> **GIVEN INSTRUCTION**
Only a number is expected: how many lines in the data below contain the word "this".

> **DATA FOR PROCESSING**
++++++++++

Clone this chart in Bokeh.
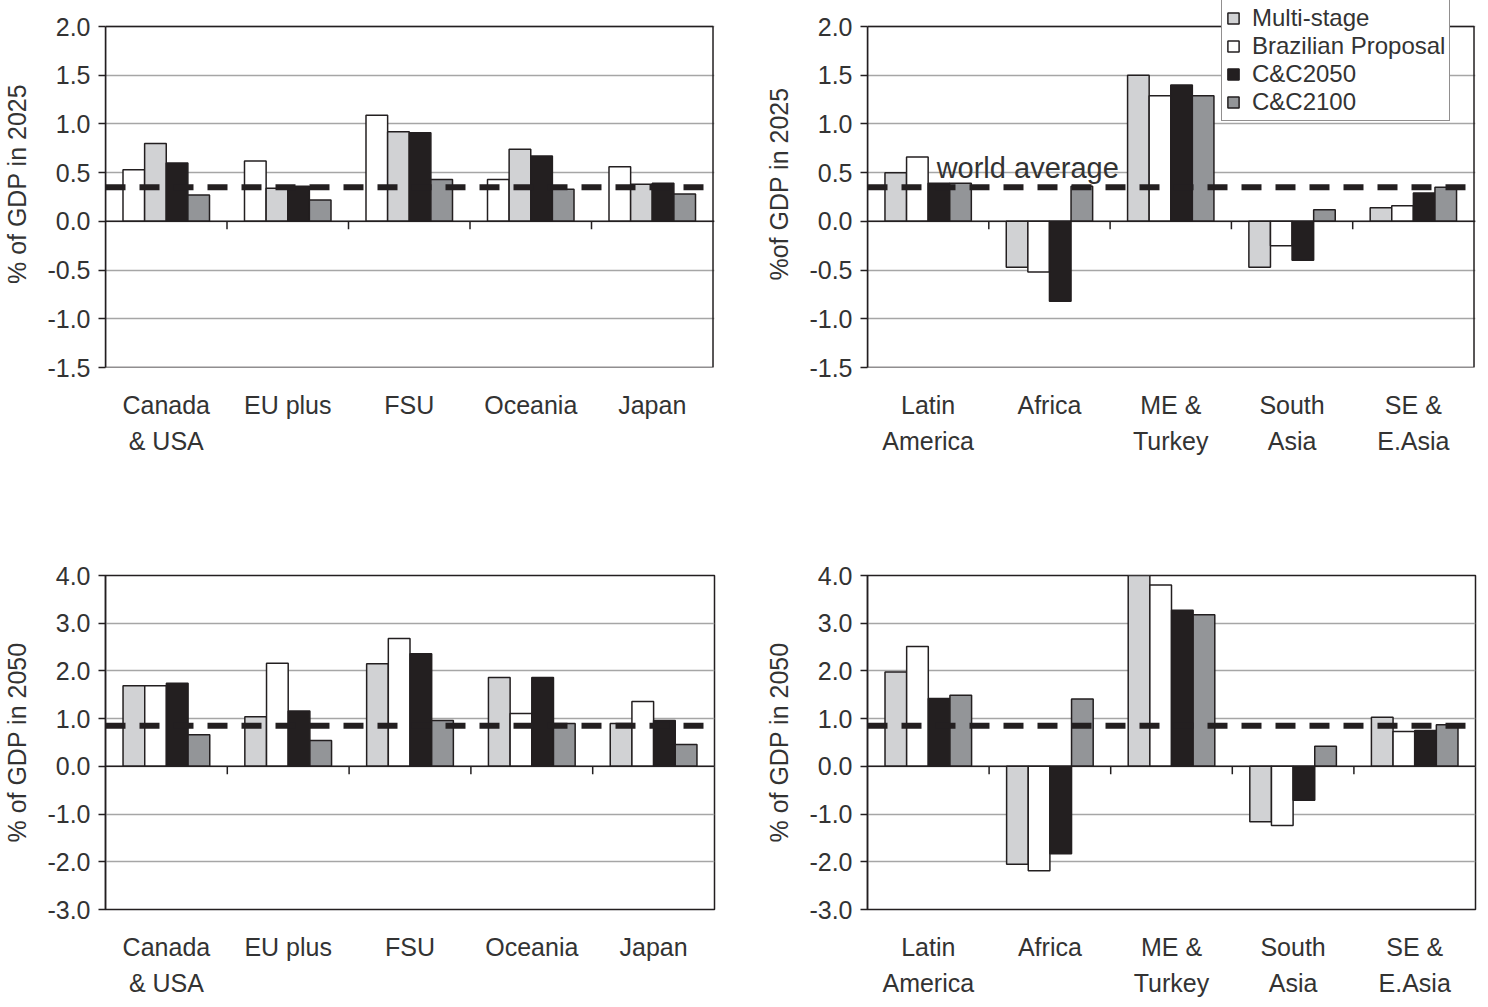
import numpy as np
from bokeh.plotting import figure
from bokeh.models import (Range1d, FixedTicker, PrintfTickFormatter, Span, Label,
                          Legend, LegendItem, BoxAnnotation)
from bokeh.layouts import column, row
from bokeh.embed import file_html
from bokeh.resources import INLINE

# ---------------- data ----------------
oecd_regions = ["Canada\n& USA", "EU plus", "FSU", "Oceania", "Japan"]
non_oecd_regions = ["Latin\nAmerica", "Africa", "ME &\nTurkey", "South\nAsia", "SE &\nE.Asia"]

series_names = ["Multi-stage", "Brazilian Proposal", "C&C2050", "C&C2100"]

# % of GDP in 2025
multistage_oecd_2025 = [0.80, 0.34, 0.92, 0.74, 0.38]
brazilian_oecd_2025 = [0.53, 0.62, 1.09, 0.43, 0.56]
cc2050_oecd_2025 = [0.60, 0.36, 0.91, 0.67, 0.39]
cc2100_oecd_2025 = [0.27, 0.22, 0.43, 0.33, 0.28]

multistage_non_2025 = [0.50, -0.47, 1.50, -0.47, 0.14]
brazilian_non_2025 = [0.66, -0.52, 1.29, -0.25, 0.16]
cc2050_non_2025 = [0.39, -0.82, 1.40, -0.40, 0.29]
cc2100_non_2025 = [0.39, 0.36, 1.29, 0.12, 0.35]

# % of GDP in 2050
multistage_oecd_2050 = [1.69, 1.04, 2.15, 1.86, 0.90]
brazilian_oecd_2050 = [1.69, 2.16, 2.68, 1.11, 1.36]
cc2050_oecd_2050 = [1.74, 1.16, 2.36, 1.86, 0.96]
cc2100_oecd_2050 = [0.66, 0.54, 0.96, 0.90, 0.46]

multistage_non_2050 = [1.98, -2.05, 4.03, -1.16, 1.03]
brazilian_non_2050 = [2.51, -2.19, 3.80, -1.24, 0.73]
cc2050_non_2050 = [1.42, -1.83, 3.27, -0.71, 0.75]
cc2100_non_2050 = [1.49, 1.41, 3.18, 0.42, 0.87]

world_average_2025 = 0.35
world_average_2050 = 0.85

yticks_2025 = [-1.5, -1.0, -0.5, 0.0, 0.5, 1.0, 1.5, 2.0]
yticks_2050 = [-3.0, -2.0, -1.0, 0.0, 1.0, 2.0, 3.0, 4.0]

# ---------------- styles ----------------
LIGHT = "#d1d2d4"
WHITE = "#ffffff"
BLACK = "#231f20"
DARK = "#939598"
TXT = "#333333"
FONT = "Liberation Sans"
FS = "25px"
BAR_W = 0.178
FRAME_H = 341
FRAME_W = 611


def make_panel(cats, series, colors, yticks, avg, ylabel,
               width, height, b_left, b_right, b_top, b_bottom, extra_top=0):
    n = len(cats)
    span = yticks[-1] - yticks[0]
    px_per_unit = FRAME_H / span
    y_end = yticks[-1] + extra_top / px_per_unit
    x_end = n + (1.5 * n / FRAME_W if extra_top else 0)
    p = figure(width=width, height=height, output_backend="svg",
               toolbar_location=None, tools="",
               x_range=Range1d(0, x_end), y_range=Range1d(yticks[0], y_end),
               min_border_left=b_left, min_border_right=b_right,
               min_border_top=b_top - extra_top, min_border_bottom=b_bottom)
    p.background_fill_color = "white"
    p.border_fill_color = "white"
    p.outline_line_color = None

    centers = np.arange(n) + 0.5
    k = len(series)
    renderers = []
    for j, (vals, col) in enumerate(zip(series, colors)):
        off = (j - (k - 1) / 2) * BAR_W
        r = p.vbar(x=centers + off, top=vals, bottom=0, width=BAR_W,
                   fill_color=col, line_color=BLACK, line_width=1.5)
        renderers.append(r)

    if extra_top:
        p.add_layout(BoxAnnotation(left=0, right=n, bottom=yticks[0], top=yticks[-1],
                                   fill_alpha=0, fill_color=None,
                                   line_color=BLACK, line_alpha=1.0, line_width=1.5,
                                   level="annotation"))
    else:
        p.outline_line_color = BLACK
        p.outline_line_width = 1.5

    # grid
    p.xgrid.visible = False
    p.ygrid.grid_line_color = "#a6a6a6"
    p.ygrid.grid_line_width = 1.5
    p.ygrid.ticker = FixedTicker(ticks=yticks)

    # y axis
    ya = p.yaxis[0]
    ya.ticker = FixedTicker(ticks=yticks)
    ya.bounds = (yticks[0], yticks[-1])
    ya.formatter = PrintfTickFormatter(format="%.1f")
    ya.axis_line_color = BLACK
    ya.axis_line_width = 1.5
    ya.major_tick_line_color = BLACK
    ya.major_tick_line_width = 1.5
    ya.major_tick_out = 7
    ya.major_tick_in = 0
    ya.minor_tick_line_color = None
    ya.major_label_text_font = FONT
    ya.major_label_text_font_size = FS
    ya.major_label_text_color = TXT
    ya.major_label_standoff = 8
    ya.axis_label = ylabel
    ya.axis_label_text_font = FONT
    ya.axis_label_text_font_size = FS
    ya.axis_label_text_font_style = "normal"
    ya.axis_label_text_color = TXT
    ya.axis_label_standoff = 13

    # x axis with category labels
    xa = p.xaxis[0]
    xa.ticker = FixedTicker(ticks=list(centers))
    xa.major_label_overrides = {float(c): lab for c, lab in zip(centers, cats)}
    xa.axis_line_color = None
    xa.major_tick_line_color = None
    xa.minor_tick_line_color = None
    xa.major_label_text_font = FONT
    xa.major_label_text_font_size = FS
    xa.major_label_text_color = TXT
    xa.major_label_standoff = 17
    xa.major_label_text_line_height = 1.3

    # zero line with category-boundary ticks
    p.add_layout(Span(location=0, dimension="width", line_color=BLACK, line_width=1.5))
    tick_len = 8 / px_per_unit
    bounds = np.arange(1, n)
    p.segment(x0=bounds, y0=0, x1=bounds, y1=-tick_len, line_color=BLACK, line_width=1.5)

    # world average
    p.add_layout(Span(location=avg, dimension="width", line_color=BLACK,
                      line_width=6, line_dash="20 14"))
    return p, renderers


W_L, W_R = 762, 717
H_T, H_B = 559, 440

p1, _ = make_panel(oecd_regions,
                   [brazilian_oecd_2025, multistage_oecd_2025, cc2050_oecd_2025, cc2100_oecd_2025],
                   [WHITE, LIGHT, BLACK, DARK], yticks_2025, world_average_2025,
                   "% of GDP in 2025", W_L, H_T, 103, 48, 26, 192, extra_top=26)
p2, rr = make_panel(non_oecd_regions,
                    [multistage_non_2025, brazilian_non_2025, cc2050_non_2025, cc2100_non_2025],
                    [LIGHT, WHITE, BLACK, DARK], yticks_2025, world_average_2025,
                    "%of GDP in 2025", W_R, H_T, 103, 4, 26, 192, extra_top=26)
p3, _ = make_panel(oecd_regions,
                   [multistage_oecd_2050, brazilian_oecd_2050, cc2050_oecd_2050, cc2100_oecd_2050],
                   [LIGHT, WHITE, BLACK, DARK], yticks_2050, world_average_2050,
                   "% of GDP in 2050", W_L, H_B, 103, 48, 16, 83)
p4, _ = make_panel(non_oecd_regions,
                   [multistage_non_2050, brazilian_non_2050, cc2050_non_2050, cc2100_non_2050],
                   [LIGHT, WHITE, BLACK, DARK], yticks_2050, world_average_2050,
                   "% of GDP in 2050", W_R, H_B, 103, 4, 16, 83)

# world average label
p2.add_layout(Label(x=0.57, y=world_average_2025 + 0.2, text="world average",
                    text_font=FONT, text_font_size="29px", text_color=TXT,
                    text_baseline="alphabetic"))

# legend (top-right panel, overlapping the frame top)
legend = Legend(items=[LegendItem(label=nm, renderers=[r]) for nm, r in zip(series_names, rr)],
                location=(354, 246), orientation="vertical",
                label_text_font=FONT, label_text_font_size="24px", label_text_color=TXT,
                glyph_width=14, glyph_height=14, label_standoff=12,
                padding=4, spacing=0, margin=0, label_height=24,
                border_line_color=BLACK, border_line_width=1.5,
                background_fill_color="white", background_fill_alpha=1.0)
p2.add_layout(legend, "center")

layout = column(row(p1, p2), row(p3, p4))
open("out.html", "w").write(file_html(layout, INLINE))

++++++++++

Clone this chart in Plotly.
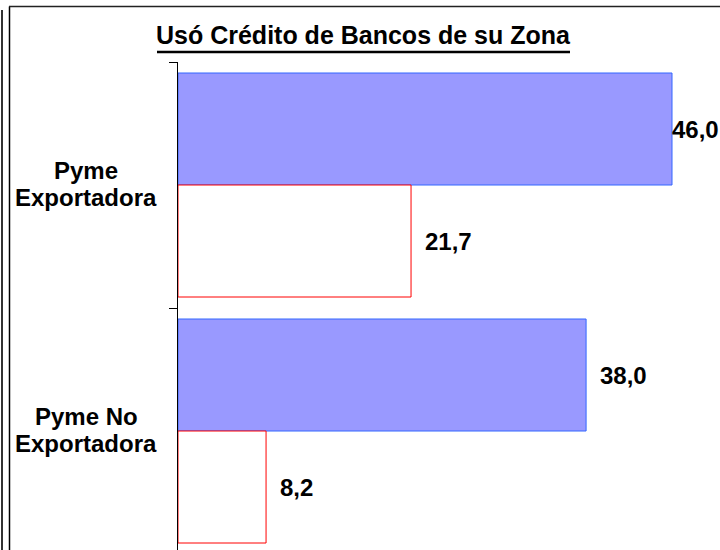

++++++++++

> **ANSWER TO THE EXERCISE**
2